Jama is far from alone in this regard, as a number of progressive politicians of color are learning the hard way. Although there’s no doubt that representation has increased in recent decades and politicians of color make meaningful contributions to Canada’s political processes, it often appears that, for party operators, whatever they believe, think, or feel is secondary to their utility in reinforcing the myth of an equal and equitable multicultural Canada.
Montreal anti-racist activist and Grey Cup–winning cornerback Balarama Holness’s experience running with that city’s ostensibly progressive Project Montreal party seems strikingly similar.
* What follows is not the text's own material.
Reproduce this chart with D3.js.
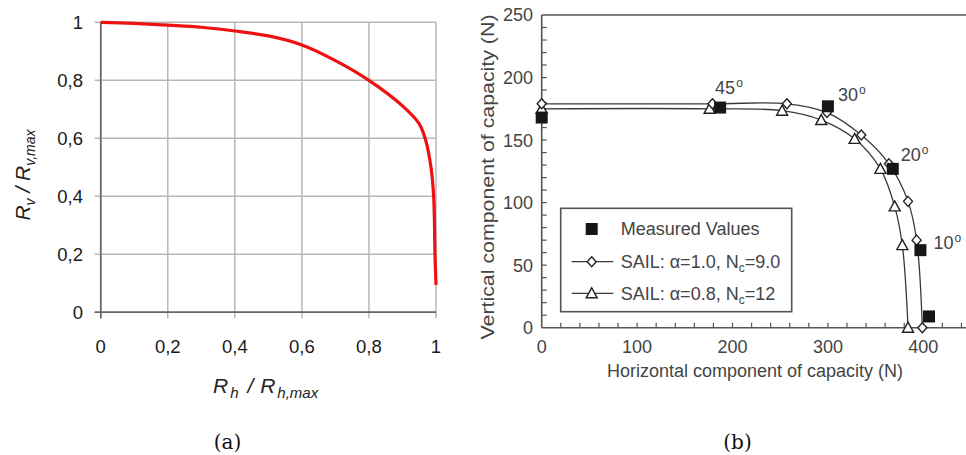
<!DOCTYPE html>
<html><head><meta charset="utf-8">
<script src="https://cdn.jsdelivr.net/npm/d3@7"></script>
<style>body{margin:0;background:#fff} svg{display:block}</style>
</head><body>
<svg id="c" width="966" height="455"></svg>
<script>
// ---------- (a) normalised interaction curve ----------
const rhNorm = [0, 0.1, 0.2, 0.3, 0.4, 0.5, 0.6, 0.7, 0.8, 0.9, 0.95, 0.97, 0.985, 0.993, 0.997, 1.0];
const rvNorm = [1, 0.996, 0.99, 0.983, 0.97, 0.953, 0.922, 0.868, 0.8, 0.712, 0.65, 0.59, 0.5, 0.4, 0.2, 0.094];
const normTicks = [0, 0.2, 0.4, 0.6, 0.8, 1];
const normTickLabels = ["0", "0,2", "0,4", "0,6", "0,8", "1"];

// ---------- (b) capacity envelope ----------
const measuredH = [0, 187, 300, 368, 397, 406];
const measuredV = [168, 176, 177, 127, 62, 9];
const sail1H = [0, 179, 257, 299, 335, 364, 384, 393, 399];
const sail1V = [179, 179, 179, 172, 154, 131, 101, 70, 0];
const sail2H = [0, 176, 252, 293, 328, 355, 370, 378, 384];
const sail2V = [175, 175, 173.5, 166, 151, 127, 97, 66, 0];
const angleLabels = ["45", "30", "20", "10"];
const angleMeasuredIndex = [1, 2, 3, 4];
const capTicksX = [0, 100, 200, 300, 400];
const capTicksY = [0, 50, 100, 150, 200, 250];
const panelLabels = ["(a)", "(b)"];

const svg = d3.select("#c");

// ================= panel (a) =================
const xa = d3.scaleLinear().domain([0, 1]).range([100.7, 436]);
const ya = d3.scaleLinear().domain([0, 1]).range([312.3, 22.3]);
const ga = svg.append("g").style("font-family", "'Liberation Sans', Arial, sans-serif");

// grid
ga.selectAll("line.vg").data(normTicks).join("line").attr("class", "vg")
  .attr("x1", d => xa(d)).attr("x2", d => xa(d))
  .attr("y1", ya(1)).attr("y2", ya(0) + 6)
  .attr("stroke", d => d === 0 ? "#666" : "#b8b8b8").attr("stroke-width", 1.5);
ga.selectAll("line.hg").data(normTicks).join("line").attr("class", "hg")
  .attr("y1", d => ya(d)).attr("y2", d => ya(d))
  .attr("x1", xa(0) - 6).attr("x2", xa(1))
  .attr("stroke", d => d === 0 ? "#666" : "#b8b8b8").attr("stroke-width", 1.5);
// axis lines on top
ga.append("line").attr("x1", xa(0)).attr("x2", xa(0)).attr("y1", ya(1)).attr("y2", ya(0) + 6)
  .attr("stroke", "#666").attr("stroke-width", 1.5);
ga.append("line").attr("x1", xa(0) - 6).attr("x2", xa(1)).attr("y1", ya(0)).attr("y2", ya(0))
  .attr("stroke", "#666").attr("stroke-width", 1.5);

// tick labels
ga.selectAll("text.yl").data(normTicks).join("text").attr("class", "yl")
  .attr("x", 83).attr("y", d => ya(d)).attr("dy", "0.36em")
  .attr("text-anchor", "end").style("font-size", "18.5px").attr("fill", "#1a1a1a")
  .text((d, i) => normTickLabels[i]);
ga.selectAll("text.xl").data(normTicks).join("text").attr("class", "xl")
  .attr("x", d => xa(d)).attr("y", 353)
  .attr("text-anchor", "middle").style("font-size", "18.5px").attr("fill", "#1a1a1a")
  .text((d, i) => normTickLabels[i]);

// red curve
const redLine = d3.line().x(d => xa(d[0])).y(d => ya(d[1])).curve(d3.curveCatmullRom.alpha(0.5));
ga.append("path").datum(rhNorm.map((h, i) => [h, rvNorm[i]]))
  .attr("d", redLine).attr("fill", "none").attr("stroke", "#ee1111").attr("stroke-width", 3.2)
  .attr("stroke-linejoin", "round");

// axis titles
const xt = ga.append("text").attr("x", 213).attr("y", 393)
  .style("font-style", "italic").style("font-size", "21px").attr("fill", "#222");
xt.append("tspan").text("R");
xt.append("tspan").attr("dx", 2).attr("dy", 5).style("font-size", "15px").text("h");
xt.append("tspan").attr("dx", 9).attr("dy", -5).text("/ ");
xt.append("tspan").attr("dx", 1).text("R");
xt.append("tspan").attr("dx", 2).attr("dy", 5).style("font-size", "15px").text("h,max");

const yt = ga.append("text").attr("transform", "translate(30,175) rotate(-90)")
  .attr("text-anchor", "middle")
  .style("font-style", "italic").style("font-size", "21px").attr("fill", "#222");
yt.append("tspan").text("R");
yt.append("tspan").attr("dy", 5).style("font-size", "14px").text("v");
yt.append("tspan").attr("dy", -5).text(" / R");
yt.append("tspan").attr("dy", 5).style("font-size", "14px").text("v,max");

// ================= panel (b) =================
const xb = d3.scaleLinear().domain([0, 400]).range([541.7, 923.3]);
const yb = d3.scaleLinear().domain([0, 250]).range([327.7, 15]);
const gb = svg.append("g").style("font-family", "'Liberation Sans', Arial, sans-serif");
const axisCol = "#555";
const textCol = "#444";

// frame
gb.append("line").attr("x1", xb(0)).attr("x2", 966).attr("y1", yb(250)).attr("y2", yb(250))
  .attr("stroke", axisCol).attr("stroke-width", 1.6);
gb.append("line").attr("x1", xb(0)).attr("x2", 966).attr("y1", yb(0)).attr("y2", yb(0))
  .attr("stroke", axisCol).attr("stroke-width", 1.6);
gb.append("line").attr("x1", xb(0)).attr("x2", xb(0)).attr("y1", yb(250)).attr("y2", yb(0))
  .attr("stroke", axisCol).attr("stroke-width", 1.6);

// minor ticks (inside)
const xMinor = d3.range(20, 460, 20);
const yMinor = d3.range(10, 250, 10);
gb.selectAll("line.xt").data(xMinor).join("line").attr("class", "xt")
  .attr("x1", d => xb(d)).attr("x2", d => xb(d)).attr("y1", yb(0)).attr("y2", yb(0) - 5)
  .attr("stroke", axisCol).attr("stroke-width", 1.2);
gb.selectAll("line.yt").data(yMinor).join("line").attr("class", "yt")
  .attr("y1", d => yb(d)).attr("y2", d => yb(d)).attr("x1", xb(0)).attr("x2", xb(0) + 5)
  .attr("stroke", axisCol).attr("stroke-width", 1.2);

// tick labels
gb.selectAll("text.xl").data(capTicksX).join("text").attr("class", "xl")
  .attr("x", d => xb(d)).attr("y", 353).attr("text-anchor", "middle")
  .style("font-size", "18px").attr("fill", textCol).text(d => d);
gb.selectAll("text.yl").data(capTicksY).join("text").attr("class", "yl")
  .attr("x", 533).attr("y", d => yb(d)).attr("dy", "0.36em").attr("text-anchor", "end")
  .style("font-size", "18px").attr("fill", textCol).text(d => d);

// axis titles
gb.append("text").attr("x", 755).attr("y", 377).attr("text-anchor", "middle")
  .style("font-size", "18px").attr("fill", textCol)
  .text("Horizontal component of capacity (N)");
gb.append("text").attr("transform", "translate(494,177) rotate(-90)").attr("text-anchor", "middle")
  .style("font-size", "19px").attr("fill", textCol)
  .attr("textLength", 325).attr("lengthAdjust", "spacingAndGlyphs")
  .text("Vertical component of capacity (N)");

// curves
const capLine = d3.line().x(d => xb(d[0])).y(d => yb(d[1])).curve(d3.curveCatmullRom.alpha(0.5));
const sail1 = sail1H.map((h, i) => [h, sail1V[i]]);
const sail2 = sail2H.map((h, i) => [h, sail2V[i]]);
[sail1, sail2].forEach(s => {
  gb.append("path").datum(s).attr("d", capLine).attr("fill", "none")
    .attr("stroke", "#3a3a3a").attr("stroke-width", 1.3);
});

// marker shapes
const diamondPath = "M0,-5 L4.5,0 L0,5 L-4.5,0 Z";
const trianglePath = "M0,-5.5 L5.5,4.5 L-5.5,4.5 Z";
const squarePath = "M-6,-6 H6 V6 H-6 Z";

gb.selectAll("path.tri").data(sail2).join("path").attr("class", "tri")
  .attr("transform", d => `translate(${xb(d[0])},${yb(d[1])})`)
  .attr("d", trianglePath).attr("fill", "#fff").attr("stroke", "#222").attr("stroke-width", 1.4);
gb.selectAll("path.dia").data(sail1).join("path").attr("class", "dia")
  .attr("transform", d => `translate(${xb(d[0])},${yb(d[1])})`)
  .attr("d", diamondPath).attr("fill", "#fff").attr("stroke", "#222").attr("stroke-width", 1.4);
const measured = measuredH.map((h, i) => [h, measuredV[i]]);
gb.selectAll("path.sq").data(measured).join("path").attr("class", "sq")
  .attr("transform", d => `translate(${xb(d[0])},${yb(d[1])})`)
  .attr("d", squarePath).attr("fill", "#161616");

// angle annotations next to measured points
const angleOffsets = [[-5, -14], [10, -5], [8, -8], [13, -1]];
angleLabels.forEach((lab, i) => {
  const p = measured[angleMeasuredIndex[i]];
  const t = gb.append("text").attr("x", xb(p[0]) + angleOffsets[i][0]).attr("y", yb(p[1]) + angleOffsets[i][1])
    .style("font-size", "18px").attr("fill", textCol);
  t.append("tspan").text(lab);
  t.append("tspan").attr("dy", -7).attr("dx", 1).style("font-size", "12px").text("o");
});

// legend
const lg = gb.append("g");
lg.append("rect").attr("x", 560.7).attr("y", 208.3).attr("width", 231).attr("height", 103.4)
  .attr("fill", "#fff").attr("stroke", axisCol).attr("stroke-width", 1.6);
const legY = [229, 261.7, 293.3];
lg.append("path").attr("transform", `translate(591.7,${legY[0]})`).attr("d", squarePath).attr("fill", "#161616");
[1, 2].forEach(k => {
  lg.append("line").attr("x1", 571.7).attr("x2", 613.3).attr("y1", legY[k]).attr("y2", legY[k])
    .attr("stroke", "#3a3a3a").attr("stroke-width", 1.3);
  lg.append("path").attr("transform", `translate(591.7,${legY[k]})`)
    .attr("d", k === 1 ? diamondPath : trianglePath)
    .attr("fill", "#fff").attr("stroke", "#222").attr("stroke-width", 1.4);
});
lg.append("text").attr("x", 620.7).attr("y", legY[0]).attr("dy", "0.36em")
  .style("font-size", "18px").attr("fill", textCol).text("Measured Values");
const legSeries = [["1.0", "9.0"], ["0.8", "12"]];
legSeries.forEach((s, j) => {
  const t = lg.append("text").attr("x", 620.7).attr("y", legY[j + 1]).attr("dy", "0.36em")
    .style("font-size", "18px").attr("fill", textCol);
  t.append("tspan").text(`SAIL: \u03b1=${s[0]}, N`);
  t.append("tspan").attr("dy", 4).style("font-size", "12px").text("c");
  t.append("tspan").attr("dy", -4).text(`=${s[1]}`);
});

// panel labels
svg.selectAll("text.pl").data(panelLabels).join("text").attr("class", "pl")
  .attr("x", (d, i) => [227.5, 737.5][i]).attr("y", 449).attr("text-anchor", "middle")
  .style("font-family", "'DejaVu Serif', serif").style("font-size", "20px").attr("fill", "#111")
  .text(d => d);
</script>
</body></html>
Always happy to have a smiling Holness by her side out on the campaign trail, Montreal mayor Valerie Plante was far less enthusiastic to hear what Holness had discovered, learned, and witnessed firsthand about the city’s deeply rooted problems of racism, particularly when it comes to the Montreal police.
Perhaps the most egregious aspect of this whole debacle is the fact that those who demanded Jama’s resignation because of her statement were exploiting the deaths of innocent Palestinians and Israelis to advance their own causes. It is a considerable indictment of the nation’s elite that it seemed comfortable allowing the political and media establishment to exploit a tragedy for their political gain. Making things worse, they simultaneously sought to censor an elected representative who had the apparent temerity to point out objective if inconvenient truths, rather than wallow in comfortable, preapproved bromides.
Jama’s party, the NDP — the ostensibly progressive party she campaigned for — chose to turn their backs on her during her time of need, because she was no longer politically expedient. The tone of the responses to Jama’s dismissal suggest that the Ontario NDP leadership may have gravely underestimated the willingness of progressive voters to back unpopular stances on Palestine. This exasperation with the party line starkly illustrates the widening chasm between Canada’s political elite and its dwindling support base.